DePeyster was a native of New York City, the son of Pierre Guillaume DePeyster and Cornelia Schuyler. He was educated in London and obtained a commission as ensign in time for the Seven Years' War. He served under his uncle, Colonel Peter Schuyler, in upper colonial New York, gaining experience at frontier American warfare. He was captured, held as prisoner in France, and served out the war with the 8th Regiment of Foot in Germany after being exchanged. After the war, he was stationed in Scotland, where he married Rebecca Blair.

The 8th Regiment was assigned to Canada, and DePeyster enjoyed a series of promotions. In 1774 he was appointed commandant of Fort Michilimackinac. When war broke out with the United States, DePeyster recruited Native Americans from the Great Lakes region to serve the British Crown, notably the effort under General John Burgoyne in his native colony of New York. He was rewarded with a promotion to major.

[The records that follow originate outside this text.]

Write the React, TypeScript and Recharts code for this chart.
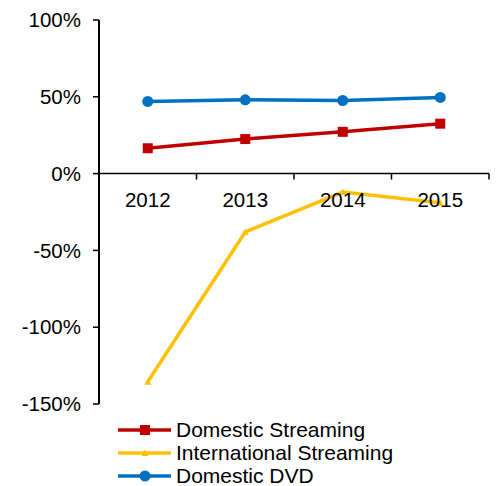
import React from "react";
import { LineChart, Line, XAxis, YAxis, ReferenceLine } from "recharts";

const years = ["2012", "2013", "2014", "2015"];
const domesticStreaming = [16.5, 22.5, 27.2, 32.5];
const internationalStreaming = [-135.5, -38, -12, -19];
const domesticDvd = [47, 48, 47.6, 49.6];
const yTicks = [-150, -100, -50, 0, 50, 100];

const data = years.map((year, i) => ({
  year,
  ds: domesticStreaming[i],
  is: internationalStreaming[i],
  dvd: domesticDvd[i],
}));

const W = 494;
const H = 478;
const X_AXIS_H = 30;
const M = { top: 12, right: 13, left: 0, bottom: 82 - X_AXIS_H };
const Y_AXIS_W = 91;
const PLOT_W = W - M.right - Y_AXIS_W;
const PLOT_H = H - M.top - 82;
const ZERO_Y = M.top + (100 / 250) * PLOT_H;
const BAND = PLOT_W / years.length;
const FONT = "'Liberation Sans', Arial, sans-serif";

const RED = "#C00000";
const GOLD = "#FFC000";
const BLUE = "#0070C0";

function YearTick(props: any) {
  const { x, payload } = props;
  return (
    <g>
      <line x1={x + BAND / 2} x2={x + BAND / 2} y1={ZERO_Y} y2={ZERO_Y + 6} stroke="#000" strokeWidth={1.5} />
      <text x={x} y={ZERO_Y + 33} textAnchor="middle" fontSize={20.5} fontFamily={FONT} fill="#000">
        {payload.value}
      </text>
    </g>
  );
}

function SquareDot(props: any) {
  const { cx, cy } = props;
  return <rect x={cx - 5} y={cy - 5} width={10} height={10} fill={RED} />;
}

function TriangleDot(props: any) {
  const { cx, cy } = props;
  return <path d={`M${cx - 3.5},${cy + 3} L${cx + 3.5},${cy + 3} L${cx},${cy - 3.5} Z`} fill={GOLD} />;
}

function CircleDot(props: any) {
  const { cx, cy } = props;
  return <circle cx={cx} cy={cy} r={5.5} fill={BLUE} />;
}

const legendItems = [
  { label: "Domestic Streaming", color: RED, marker: "square" },
  { label: "International Streaming", color: GOLD, marker: "triangle" },
  { label: "Domestic DVD", color: BLUE, marker: "circle" },
];

function LegendBox() {
  return (
    <div style={{ position: "absolute", left: 109, top: 410, fontFamily: FONT, fontSize: 21, lineHeight: "18px" }}>
      {legendItems.map((it) => (
        <div key={it.label} style={{ display: "flex", alignItems: "center", height: 23.3 }}>
          <svg width={56} height={14} style={{ marginRight: 3 }}>
            <line x1={1} x2={54} y1={7} y2={7} stroke={it.color} strokeWidth={3.5} />
            {it.marker === "square" && <rect x={23} y={2} width={10} height={10} fill={it.color} />}
            {it.marker === "triangle" && <path d="M24.5,10 L31.5,10 L28,3.5 Z" fill={it.color} />}
            {it.marker === "circle" && <circle cx={28} cy={7} r={5.5} fill={it.color} />}
          </svg>
          <span style={{ color: "#000" }}>{it.label}</span>
        </div>
      ))}
    </div>
  );
}

export default function App() {
  return (
    <div style={{ position: "relative", width: W, height: H }}>
      <LineChart width={W} height={H} data={data} margin={M}>
        <XAxis
          dataKey="year"
          scale="band"
          height={X_AXIS_H}
          axisLine={false}
          tickLine={false}
          tick={<YearTick />}
          interval={0}
        />
        <YAxis
          width={Y_AXIS_W}
          domain={[-150, 100]}
          ticks={yTicks}
          interval={0}
          tickFormatter={(v: number) => `${v}%`}
          axisLine={{ stroke: "#000", strokeWidth: 2 }}
          tickLine={{ stroke: "#000", strokeWidth: 1.5 }}
          tickSize={6}
          tickMargin={12}
          tick={{ fill: "#000", fontSize: 20.5, fontFamily: FONT }}
        />
        <ReferenceLine y={0} stroke="#000" strokeWidth={1.5} />
        <Line dataKey="ds" stroke={RED} strokeWidth={3.5} dot={<SquareDot />} isAnimationActive={false} />
        <Line dataKey="is" stroke={GOLD} strokeWidth={3.5} dot={<TriangleDot />} isAnimationActive={false} />
        <Line dataKey="dvd" stroke={BLUE} strokeWidth={3.5} dot={<CircleDot />} isAnimationActive={false} />
      </LineChart>
      <LegendBox />
    </div>
  );
}
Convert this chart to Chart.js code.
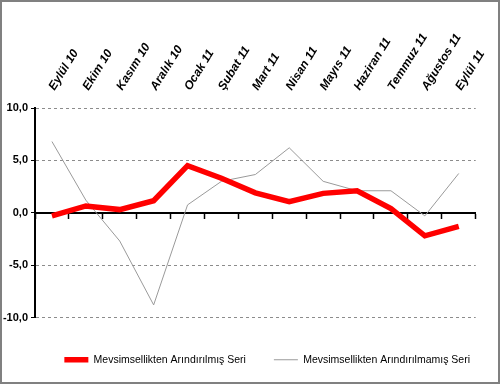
<!DOCTYPE html>
<html>
<head>
<meta charset="utf-8">
<script src="https://cdn.jsdelivr.net/npm/chart.js@4/dist/chart.umd.min.js"></script>
<style>
  body { margin: 0; background: #fff; }
  #frame { width: 500px; height: 384px; box-sizing: border-box; border: 2px solid #808080; position: relative; }
  #chart { position: absolute; left: 0; top: 0; }
</style>
</head>
<body>
<div id="frame"><canvas id="chart" width="496" height="380"></canvas></div>
<script>
// months, Sep 2010 - Sep 2011
const months = ['Eylül 10', 'Ekim 10', 'Kasım 10', 'Aralık 10', 'Ocak 11', 'Şubat 11', 'Mart 11',
  'Nisan 11', 'Mayıs 11', 'Haziran 11', 'Temmuz 11', 'Ağustos 11', 'Eylül 11'];

// seasonally adjusted series (thick red)
const adjusted = [-0.3, 0.65, 0.3, 1.15, 4.5, 3.3, 1.9, 1.05, 1.85, 2.1, 0.4, -2.2, -1.3];
// not adjusted series (thin gray)
const unadjusted = [6.8, 1.2, -2.7, -8.8, 0.75, 3.0, 3.65, 6.2, 3.0, 2.1, 2.1, -0.3, 3.75];

const yTicks = [-10, -5, 0, 5, 10];

const fmt = v => v.toFixed(1).replace('.', ',');
const FONT = '"Liberation Sans", Arial, sans-serif';

// invisible axis, only used to reserve space around the plot
const spacer = (position, size) => ({
  type: 'linear',
  position: position,
  display: true,
  ticks: { display: false },
  grid: { display: false, drawTicks: false },
  border: { display: false },
  afterFit: s => {
    if (position === 'bottom') s.height = size; else s.width = size;
  }
});

new Chart(document.getElementById('chart'), {
  type: 'line',
  data: {
    labels: months,
    datasets: [
      {
        label: 'Mevsimsellikten Arındırılmış Seri',
        data: adjusted,
        xAxisID: 'x',
        yAxisID: 'y',
        borderColor: '#ff0000',
        backgroundColor: '#ff0000',
        borderWidth: 5.5,
        pointRadius: 0,
        tension: 0
      },
      {
        label: 'Mevsimsellikten Arındırılmamış Seri',
        data: unadjusted,
        xAxisID: 'x',
        yAxisID: 'y',
        borderColor: '#9a9a9a',
        backgroundColor: '#9a9a9a',
        borderWidth: 1,
        pointRadius: 0,
        tension: 0
      }
    ]
  },
  options: {
    responsive: false,
    animation: false,
    layout: { padding: { left: 0, right: 0, top: 0, bottom: 7 } },
    plugins: {
      tooltip: { enabled: false },
      legend: {
        position: 'bottom',
        align: 'end',
        labels: {
          usePointStyle: true,
          pointStyle: 'line',
          pointStyleWidth: 24,
          padding: 28,
          color: '#000',
          font: { family: FONT, size: 10.5 }
        }
      }
    },
    scales: {
      x: {
        position: { y: 0 },
        offset: true,
        ticks: { display: false },
        grid: { display: true, drawOnChartArea: false, offset: true, tickLength: 5, tickColor: '#000', tickWidth: 1.5 },
        border: { display: true, color: '#000', width: 2 }
      },
      y: {
        min: -10,
        max: 10,
        afterBuildTicks: s => { s.ticks = yTicks.map(v => ({ value: v })); },
        afterFit: s => { s.width = 33; },
        ticks: {
          padding: 3,
          color: '#000',
          callback: v => fmt(v),
          font: { family: FONT, size: 11, weight: 'bold' }
        },
        grid: {
          color: c => c.tick && c.tick.value === 0 ? 'rgba(0,0,0,0)' : '#8c8c8c',
          tickColor: '#000',
          tickLength: 4,
          lineWidth: 1
        },
        border: { display: true, color: '#000', width: 2, dash: [3, 3] }
      },
      x2: {
        type: 'category',
        labels: months,
        position: 'top',
        offset: true,
        grid: { display: false, drawTicks: false },
        border: { display: false },
        ticks: {
          autoSkip: false,
          minRotation: 58,
          maxRotation: 58,
          padding: 15,
          labelOffset: 12,
          color: '#000',
          font: { family: FONT, size: 12, style: 'italic', weight: 'bold' }
        },
        afterFit: s => { s.height = 106; }
      },
      xb: spacer('bottom', 9),
      yr: spacer('right', 18)
    }
  }
});
</script>
</body>
</html>
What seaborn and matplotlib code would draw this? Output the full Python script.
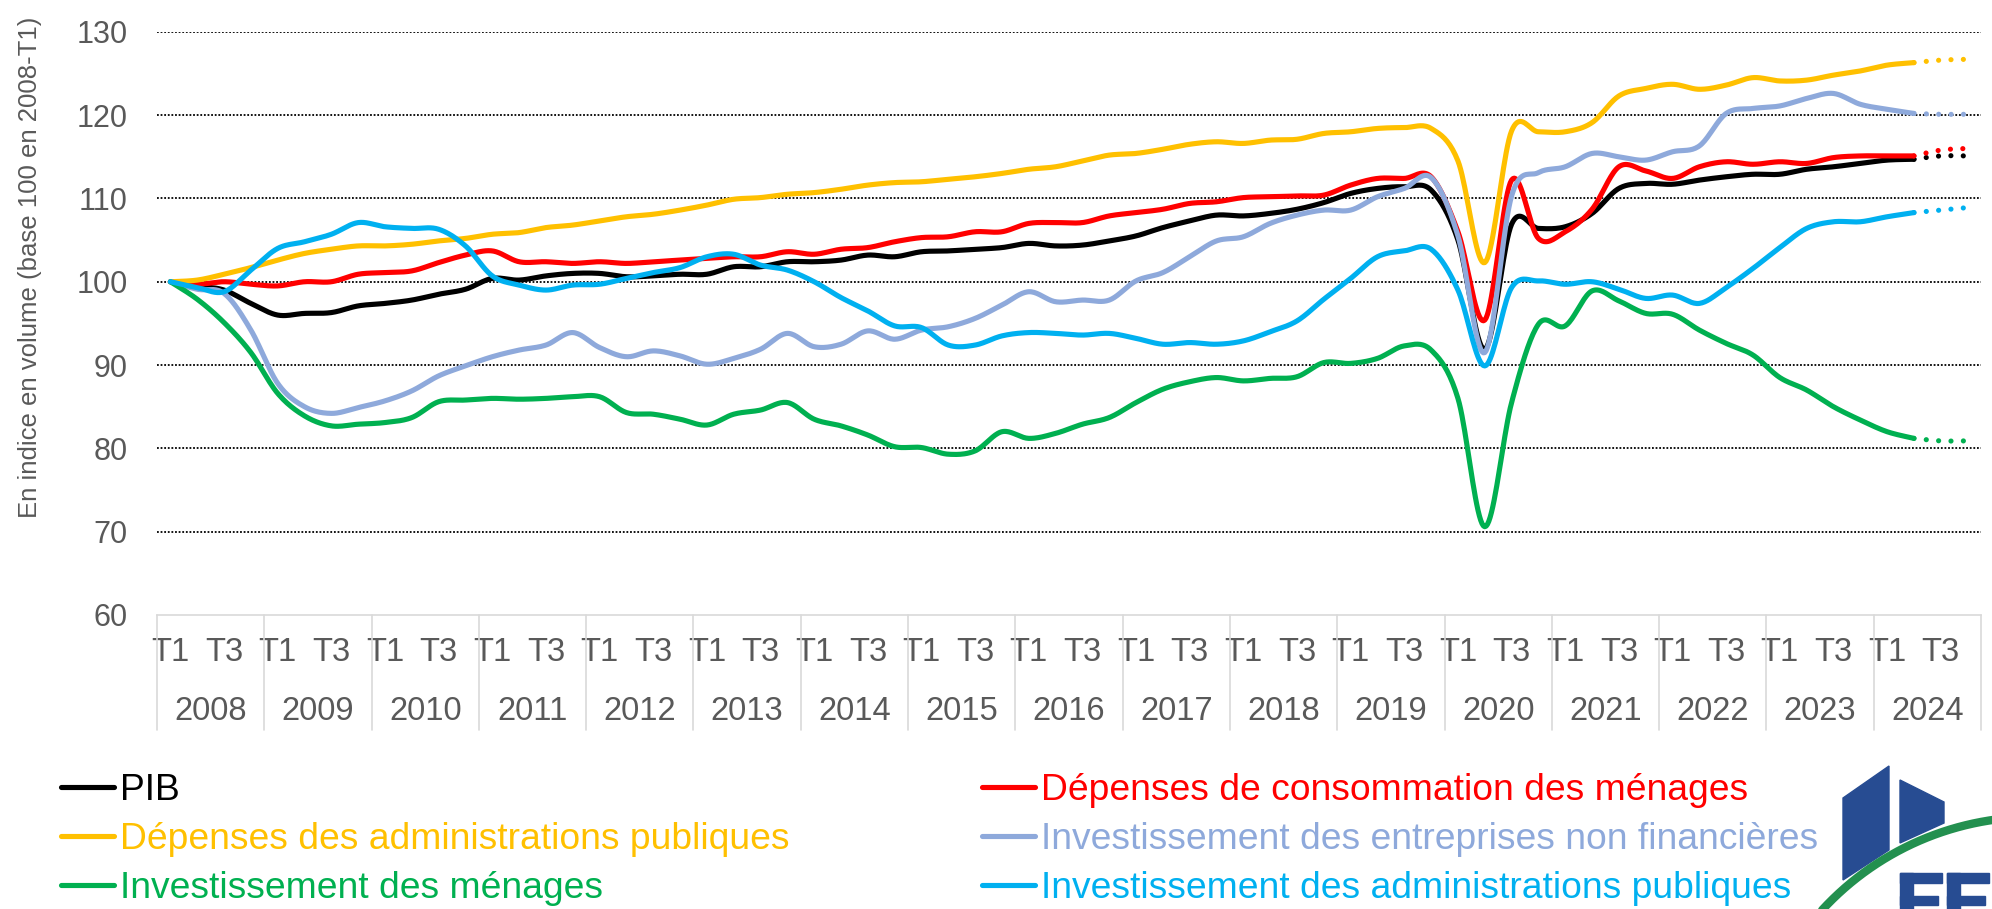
import numpy as np
import pandas as pd
import matplotlib
matplotlib.use("Agg")
import matplotlib.pyplot as plt
from matplotlib.lines import Line2D
from matplotlib.patches import Polygon, Rectangle
import seaborn as sns

# ---------------- data ----------------
years = list(range(2008, 2025))
quarters = ["T1", "T2", "T3", "T4"]
last_observed = 65  # index of 2024-T2 ; T3/T4 are projections (dotted)

pib = [100.0, 99.5, 99.0, 97.4, 96.0, 96.2, 96.3, 97.1, 97.4, 97.8, 98.5, 99.1,
       100.4, 100.2, 100.7, 101.0, 101.0, 100.6, 100.7, 100.9, 100.9, 101.8, 101.8, 102.4,
       102.4, 102.6, 103.2, 103.0, 103.6, 103.7, 103.9, 104.1, 104.6, 104.3, 104.4, 104.9,
       105.5, 106.5, 107.3, 108.0, 107.9, 108.2, 108.7, 109.5, 110.6, 111.2, 111.4, 111.0,
       105.0, 91.9, 106.9, 106.4, 106.6, 108.2, 111.2, 111.8, 111.7, 112.2, 112.6, 112.9,
       112.9, 113.5, 113.8, 114.2, 114.6, 114.7, 115.1, 115.1]
conso_menages = [100.0, 99.7, 100.0, 99.7, 99.5, 100.0, 100.0, 100.9, 101.1, 101.3, 102.3, 103.2,
                 103.7, 102.4, 102.4, 102.2, 102.4, 102.2, 102.4, 102.6, 102.8, 103.0, 103.0, 103.6,
                 103.3, 103.9, 104.1, 104.8, 105.3, 105.4, 106.0, 106.0, 107.0, 107.1, 107.1, 107.9,
                 108.3, 108.7, 109.4, 109.6, 110.1, 110.2, 110.3, 110.4, 111.6, 112.4, 112.4, 112.6,
                 106.0, 95.4, 112.2, 105.2, 106.0, 108.7, 113.8, 113.3, 112.4, 113.8, 114.4, 114.1,
                 114.4, 114.2, 114.9, 115.1, 115.1, 115.1, 115.8, 116.0]
depenses_apu = [100.0, 100.2, 100.9, 101.7, 102.6, 103.4, 103.9, 104.3, 104.3, 104.5, 104.9, 105.2,
                105.7, 105.9, 106.5, 106.8, 107.3, 107.8, 108.1, 108.6, 109.2, 109.9, 110.1, 110.5,
                110.7, 111.1, 111.6, 111.9, 112.0, 112.3, 112.6, 113.0, 113.5, 113.8, 114.5, 115.2,
                115.4, 115.9, 116.5, 116.8, 116.6, 117.0, 117.1, 117.8, 118.0, 118.4, 118.5, 118.4,
                114.5, 102.3, 118.1, 118.0, 118.0, 119.1, 122.3, 123.2, 123.7, 123.1, 123.6, 124.5,
                124.1, 124.2, 124.8, 125.3, 126.0, 126.3, 126.6, 126.7]
invest_enf = [100.0, 99.1, 98.6, 94.2, 87.8, 85.0, 84.2, 84.9, 85.7, 86.9, 88.7, 89.9,
              91.0, 91.8, 92.4, 93.9, 92.1, 91.0, 91.7, 91.1, 90.1, 90.8, 91.9, 93.8,
              92.2, 92.5, 94.1, 93.1, 94.2, 94.6, 95.6, 97.2, 98.8, 97.6, 97.8, 97.8,
              100.1, 101.1, 103.0, 104.9, 105.4, 107.0, 108.0, 108.6, 108.6, 110.2, 111.2, 112.5,
              105.5, 91.5, 110.3, 113.1, 113.8, 115.4, 115.0, 114.6, 115.6, 116.3, 120.2, 120.8,
              121.1, 122.0, 122.6, 121.3, 120.7, 120.2, 120.1, 120.1]
invest_menages = [100.0, 97.9, 95.1, 91.5, 86.6, 83.9, 82.7, 82.9, 83.1, 83.7, 85.6, 85.8,
                  86.0, 85.9, 86.0, 86.2, 86.2, 84.3, 84.1, 83.5, 82.8, 84.1, 84.6, 85.5,
                  83.5, 82.7, 81.6, 80.2, 80.1, 79.3, 79.7, 82.0, 81.2, 81.8, 82.9, 83.7,
                  85.5, 87.1, 88.0, 88.5, 88.1, 88.4, 88.6, 90.3, 90.2, 90.8, 92.3, 91.8,
                  86.0, 70.6, 85.5, 94.9, 94.7, 98.9, 97.7, 96.2, 96.1, 94.2, 92.6, 91.2,
                  88.5, 87.0, 85.0, 83.4, 82.0, 81.2, 80.9, 80.9]
invest_apu = [100.0, 99.3, 98.8, 101.4, 104.0, 104.8, 105.7, 107.1, 106.6, 106.4, 106.3, 104.3,
              100.7, 99.6, 99.0, 99.6, 99.7, 100.4, 101.1, 101.7, 103.0, 103.3, 102.0, 101.4,
              100.0, 98.1, 96.5, 94.7, 94.5, 92.4, 92.4, 93.5, 93.9, 93.8, 93.6, 93.8,
              93.2, 92.5, 92.7, 92.5, 92.9, 94.0, 95.3, 97.9, 100.4, 103.0, 103.7, 103.9,
              99.0, 89.9, 99.3, 100.1, 99.7, 100.0, 99.1, 98.0, 98.4, 97.4, 99.3, 101.6,
              104.1, 106.4, 107.2, 107.2, 107.8, 108.3, 108.6, 108.9]

series_names = ["PIB",
                "Dépenses de consommation des ménages",
                "Dépenses des administrations publiques",
                "Investissement des entreprises non financières",
                "Investissement des ménages",
                "Investissement des administrations publiques"]
series_values = [pib, conso_menages, depenses_apu, invest_enf, invest_menages, invest_apu]
series_colors = ["#000000", "#FF0000", "#FFC000", "#8EA9DB", "#00B050", "#00B0F0"]

y_ticks = [60, 70, 80, 90, 100, 110, 120, 130]
y_label = "En indice en volume (base 100 en 2008-T1)"

# ---------------- helpers ----------------
def smooth(x, y, n=20):
    """Excel-like smoothed line (cubic Bezier through each data point)."""
    pts = np.column_stack([x, y]).astype(float)
    P = np.vstack([pts[0], pts, pts[-1]])
    t = np.linspace(0, 1, n, endpoint=False)[:, None]
    out = []
    for i in range(1, len(P) - 2):
        p0, p1, p2, p3 = P[i - 1], P[i], P[i + 1], P[i + 2]
        c1 = p1 + (p2 - p0) / 6.0
        c2 = p2 - (p3 - p1) / 6.0
        out.append((1 - t) ** 3 * p1 + 3 * (1 - t) ** 2 * t * c1
                   + 3 * (1 - t) * t ** 2 * c2 + t ** 3 * p2)
    out.append(pts[-1][None, :])
    return np.vstack(out)

# ---------------- figure ----------------
sns.set_theme(style="white")
plt.rcParams["font.family"] = ["Liberation Sans", "DejaVu Sans"]

W, H = 1992, 909
fig = plt.figure(figsize=(W / 100, H / 100), dpi=100)
x_left, x_right, y_top, y_bot = 157, 1981, 31.8, 615
ax = fig.add_axes([x_left / W, 1 - y_bot / H, (x_right - x_left) / W, (y_bot - y_top) / H])

labels_q = [f"{q}" for yv in years for q in quarters]
n = len(labels_q)
x_idx = np.arange(n)

lw = 3.7
for name, vals, col in zip(series_names, series_values, series_colors):
    vals = np.asarray(vals)
    solid = smooth(x_idx[:last_observed + 1], vals[:last_observed + 1])
    sns.lineplot(x=solid[:, 0], y=solid[:, 1], sort=False, estimator=None, ax=ax,
                 color=col, linewidth=lw, legend=False, solid_capstyle="round")
    proj = smooth(x_idx[last_observed:], vals[last_observed:])
    sns.lineplot(x=proj[:, 0], y=proj[:, 1], sort=False, estimator=None, ax=ax,
                 color=col, linewidth=lw, legend=False,
                 linestyle=(0, (0.01, 2.4)), dash_capstyle="round")

ax.set_xlim(-0.5, n - 0.5)
ax.set_ylim(y_ticks[0], y_ticks[-1])
ax.set_yticks(y_ticks)
ax.set_yticklabels([str(v) for v in y_ticks])

# gridlines (dotted black), none on the base line
for v in y_ticks[1:]:
    ax.axhline(v, color="black", lw=1.3, linestyle=(0, (1, 1)), zorder=0)

for s in ["left", "right", "top"]:
    ax.spines[s].set_visible(False)
ax.spines["bottom"].set_color("#D9D9D9")
ax.spines["bottom"].set_linewidth(1.2)

ax.tick_params(axis="y", length=0, pad=21, labelsize=22, labelcolor="#595959")
tick_pos = [i for i, q in enumerate(labels_q) if q in ("T1", "T3")]
ax.set_xticks(tick_pos)
ax.set_xticklabels([labels_q[i] for i in tick_pos])
ax.tick_params(axis="x", which="major", length=0, pad=16, labelsize=23.5, labelcolor="#595959")
ax.set_xticks(np.arange(-0.5, n, 1.0), minor=True)
ax.tick_params(axis="x", which="minor", length=3.6, width=1.0, color="#D9D9D9", direction="out")
ax.set_ylabel("")
ax.set_xlabel("")
ax.grid(False)

# year level of the category axis
xt = ax.get_xaxis_transform()
for k, yv in enumerate(years):
    ax.text(4 * k + 1.5, -0.166, str(yv), transform=xt, ha="center", va="center",
            fontsize=23.5, color="#595959")
for k in range(len(years) + 1):
    ax.plot([4 * k - 0.5, 4 * k - 0.5], [0, -0.197], transform=xt, color="#D9D9D9",
            lw=1.2, clip_on=False)

fig.text(30 / W, 1 - 267 / H, y_label, rotation=90, ha="center", va="center",
         fontsize=18.5, color="#595959")

# legend (column-first order, two columns)
order = [0, 2, 4, 1, 3, 5]
handles = [Line2D([0], [0], color=series_colors[i], lw=3.7) for i in order]
labs = [series_names[i] for i in order]
leg = fig.legend(handles, labs, ncol=2, loc="upper left",
                 bbox_to_anchor=(61 / W, 1 - 773 / H), frameon=False,
                 fontsize=26.8, handlelength=1.42, handletextpad=0.17,
                 columnspacing=5.17, labelspacing=0.38, borderpad=0, borderaxespad=0)
for t, i in zip(leg.get_texts(), order):
    t.set_color(series_colors[i])

# logo (bottom right corner)
lax = fig.add_axes([0, 0, 1, 1], zorder=5)
lax.set_xlim(0, W)
lax.set_ylim(H, 0)
lax.axis("off")
lax.patch.set_alpha(0)
blue = "#274C92"
lax.add_patch(Polygon([(1843, 798), (1889, 766), (1889, 850), (1843, 880)], closed=True, color=blue))
lax.add_patch(Polygon([(1900, 780), (1944, 802), (1944, 823), (1900, 843)], closed=True, color=blue))
th = np.radians(np.linspace(-150, -70, 200))
cx, cy, r = 2033.9, 1104.6, 287.6
lax.plot(cx + r * np.cos(th), cy + r * np.sin(th), color="#23904F", lw=6)
for x0 in (1900, 1947):
    lax.add_patch(Rectangle((x0, 873), 13, 40, color=blue))
    lax.add_patch(Rectangle((x0, 873), 42, 10, color=blue))
    lax.add_patch(Rectangle((x0, 896), 38, 9, color=blue))

fig.savefig("out.png", dpi=100)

Major DePeyster took control of Detroit in 1779. The American Indian tribes of the Northwest Territory were then hostile to the British, but DePeyster, by his tact and the adoption of conciliatory measures, entirely weaned them from the colonists, and effectively managed his American Indian allies against American militia from Pennsylvania and Kentucky. Although Great Britain ceded control of Detroit to the United States at the end of the war, Detroit remained in British control until 1796.

In late 1783, DePeyster was promoted to Lieutenant-Colonel and transferred to Fort Niagara. After the war, he returned to England in 1785 with his Regiment and continued to serve, eventually receiving a commission as colonel.[1] He retired in 1794 due to illness, but was actively involved with the militia, especially when threatened by Napoleon. He had a large share in enlisting and drilling the 1st regiment of Dumfries volunteers, one of the original members of which was Robert Burns, who dedicated to him his poem on “Life,” and with whom he once carried on a poetical controversy in the columns of the Dumfries Journal. DePeyster also published Miscellanies, by an officer in 1813.

His nephew's son Frederic de Peyster was a noted New York City lawyer.

Notes

  1. The London Gazette: no. 13582. p. 914. 15—19 October 1793.